# Type of Solder for Crossover



## jkoll42 (Aug 7, 2007)

Anyone have recommendations for the type of solder best to use for crossover construction. I have some 2% silver currently from other projects. Will standard 60/40 be fine or should silver be used? 2% or 4% silver? Is there really an audible difference between 60/40 and silver?

Any input would be appreciated


----------



## Anthony (Oct 5, 2006)

A lot of people have their preferences, but if your mechanical connections are sound, the solder should not be conducting much at all. I use 60/40 for most things and 2% for others, simply because I had some.

I have heard NOT to use 4% unless you have a really good temperature controlled soldering iron.
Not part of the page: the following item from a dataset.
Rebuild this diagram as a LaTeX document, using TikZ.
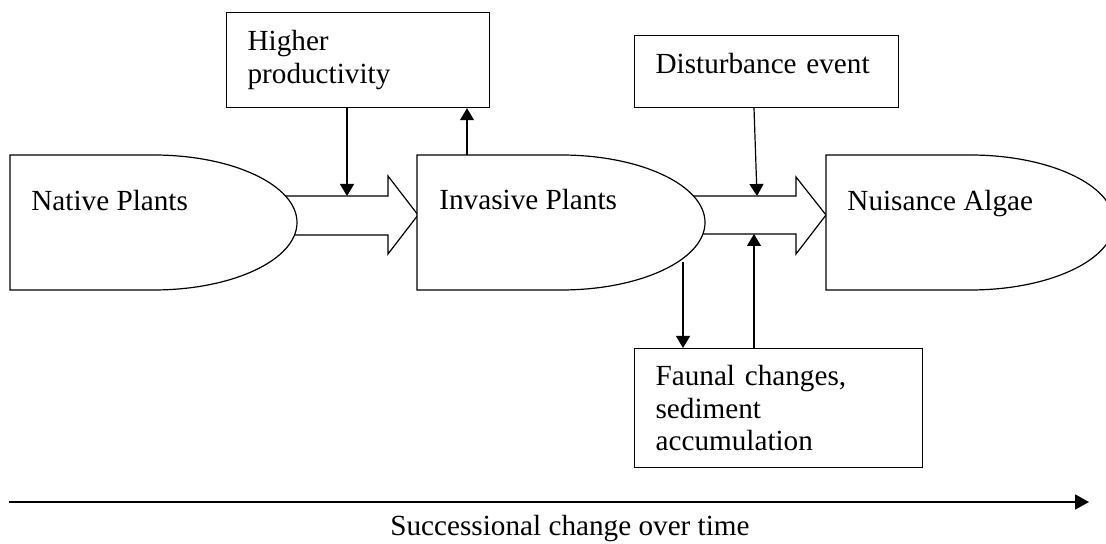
\documentclass[tikz,border=0pt]{standalone}
\usepackage{fontspec}
\setmainfont{Liberation Serif}
\usetikzlibrary{arrows.meta}
\begin{document}
\begin{tikzpicture}[x=0.5pt,y=-0.5pt,
  every node/.style={font=\fontsize{14.6}{16.4}\selectfont},
  box/.style={draw, line width=0.6pt, anchor=north west, align=left, inner xsep=10.5pt, inner ysep=0pt},
  conn/.style={line width=0.6pt, -{Triangle[length=6pt,width=7pt]}},
  outline/.style={draw, line width=0.6pt, fill=white},
  lbl/.style={anchor=base west, inner sep=0pt}]

\useasboundingbox (0,0) rectangle (1106,544);

% block arrows
\draw[outline] (280,196) -- (388,196) -- (388,176) -- (418,215) -- (388,254) -- (388,235) -- (280,235) -- cycle;
\draw[outline] (688,196) -- (796,196) -- (796,177) -- (826,215) -- (796,254) -- (796,234) -- (688,234) -- cycle;

% delay shapes
\path[outline] (10,155) -- (153.5,155) .. controls (232.75,155) and (297,185.22) .. (297,222.5)
  .. controls (297,259.78) and (232.75,290) .. (153.5,290) -- (10,290) -- cycle;
\path[outline] (417,155) -- (561,155) .. controls (640.53,155) and (705,185.22) .. (705,222.5)
  .. controls (705,259.78) and (640.53,290) .. (561,290) -- (417,290) -- cycle;
\path[outline] (826,155) -- (970,155) .. controls (1049.53,155) and (1114,185.22) .. (1114,222.5)
  .. controls (1114,259.78) and (1049.53,290) .. (970,290) -- (826,290) -- cycle;

\node[lbl] (native) at (31,211) {Native Plants};
\node[lbl] (invasive) at (439,210) {Invasive Plants};
\node[lbl] (algae) at (847,211) {Nuisance Algae};

\node[box, text width=110.5pt, minimum height=47.5pt] (hp) at (226,12) {Higher\\productivity};
\node[box, text width=111pt, minimum height=36pt, text depth=8pt] (dist) at (634,35) {Disturbance event};
\node[box, text width=123pt, minimum height=59.5pt] (faunal) at (634,348) {Faunal changes,\\sediment\\accumulation};

\coordinate (a1top) at (347,196);
\coordinate (a2top) at (757,196);
\coordinate (a2bot) at (754,234);
\coordinate (invtop) at (467,155);
\coordinate (invbot) at (683,262);

\draw[conn] (347,0 |- hp.south) -- (a1top);
\draw[conn] (invtop) -- (467,0 |- hp.south);
\draw[conn] (754,0 |- dist.south) -- (a2top);
\draw[conn] (invbot) -- (683,0 |- faunal.north);
\draw[conn] (754,0 |- faunal.north) -- (a2bot);

\coordinate (t0) at (9,502);
\coordinate (t1) at (1089,502);
\draw[line width=0.9pt, -{Triangle[length=7pt,width=7.5pt]}] (t0) -- (t1);
\node[anchor=base] (succ) at (570,535) {Successional change over time};
\end{tikzpicture}
\end{document}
It takes a lot of steady heat and even then it does not melt as evenly as 2% or the regular stuff. You can make it work, but apparently it is a lot of frustration for very little reward.

All this being said, there are plenty of 2% solders that are not ridiculously expensive, and several that will have you taking out a second mortgage. Go with the cheap stuff and avoid the WBT and other ripoffs.

My 2 cents anyway. Good luck.
Anthony


----------



## alan monro (May 9, 2006)

You pinched my avatar


----------



## ISLAND1000 (May 2, 2007)

I haven't heard any difference in sound using all sorts of solder over 40 years of projects.


----------



## bobgpsr (Apr 20, 2006)

Silver solder only really makes a technical difference in very high frequency radio frequency circuits. It can help raise the Q of helical resonators, etc. 

No difference at audio frequencies.


----------



## Guest (May 13, 2008)

If you can hear the difference, I will pay you $20... Credit of course towards some magic speaker cables I have with extra long copper grains, only $10k per side.:coocoo:


----------



## Larryfff (Mar 4, 2008)

The type of solder will no difference. Just make sure you have a good solder joint and don't eat the lead.


----------



## Anthony (Oct 5, 2006)

Ah, the ancient romans used to season their food with lead. Apparently it has a sweet taste.

Of course, they all got dumb and their civilization fell . . .


----------



## 1Michael (Nov 2, 2006)

Cardas quad-eutectic solder is the bomb because it all solidifies at the same temperature helping to eliminate cold welds.


----------



## Guest (May 31, 2008)

How about those "lead free" solder? Any audible effect in sound quality?


----------



## ISLAND1000 (May 2, 2007)

Nyet, Nogo, Nuphity, Nawt, None, No.


----------



## Guest (Jun 7, 2008)

Thanks. Phil. I means bad effect


----------



## ISLAND1000 (May 2, 2007)

Along with (no) audible effects there are (NO) "bad effects" either KC.


----------